As the latest round of Mideast peace talks begin anew, we understand the need to be realistic peacemakers, as those who understand the huge risks of making peace, and who are pained by all the deaths and misery and stress that has gone before and may well continue after these next nine months are spent talking. After all, many in our community have close relatives in the IDF, and no one with half a heart and half a brain wants more bloodshed. And certainly, the closer we get to a possible peace agreement, the more likely the terrorists will ramp up the violence to sabotage the talks...and we Jews will say, “Don’t bother.”
The Torah and Talmud are very clear about the pursuit of peace... Tanach and Chazalhave always been more concerned with peace than war. After all, the Torah is a reaction formation against the societies and mores and values that surrounded Am Yisroel back in the pagan tribal days, and the Torah was the first document to ever discuss peace as a normal condition of life. Devorim 20 makes it clear Hashem is our warrior, and anyone who ever committed an aveyrah cannot be a soldier. Even the order to murder Amalek is problematical. See the Rambam in Melochim 6! Devorim states that a Jewish army can’t lay a siege, pillage or rape women in the cities of its enemies with impunity. The Torah also makes it clear that the rulers of the Jewish people need to have a sefer Torah written and kept at their side to remind them that Hashem is the ultimate power.
As it says in Yehoshua 23:3-13, “A single man of you put a thousand of them to flight, for it is Hashem who has fought for you.” Shmuel Alef, 8:19-20 warns the people that there will always be war and taxes if they took on a king, and that doing so is an evil thing to do.

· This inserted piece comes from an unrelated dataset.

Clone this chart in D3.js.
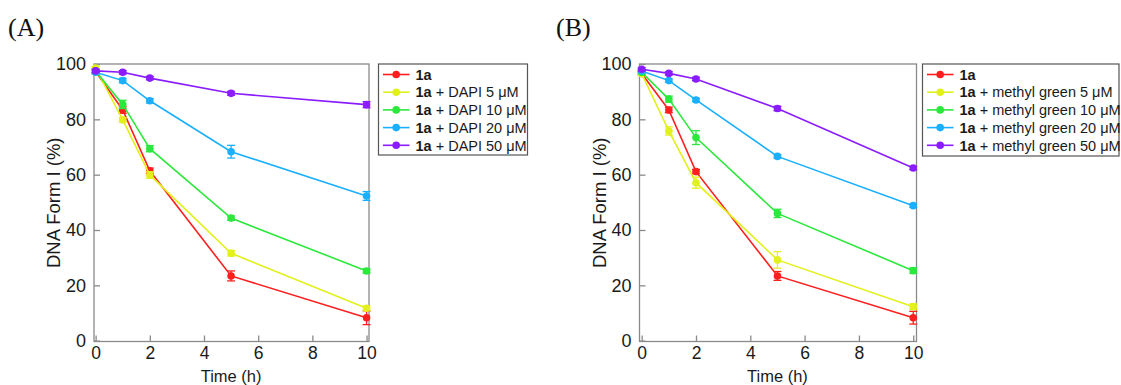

So despite all the pain and tzaar, despite all that has gone before, because of the chaos in the Middle East that has nothing to do with Israel, no matter how much our enemies want to blame Israel for the coups against Morsi and Assad, and Erdogan’s fevered dream of a new Muslim Brotherhood Ottoman Empire being thwarted by, he says, the Israelis, we still, because we are Jews, must give peace a chance. How many times a day do we utter the phrase, “Oseh Shalom Bimromov, Hu Yaaseh Shalom Aleinu vi Al Kol Yisroel, Amen?”Does that phrase carry meaning? If it does, the answer is Rodeph Shalom, pursuing peace.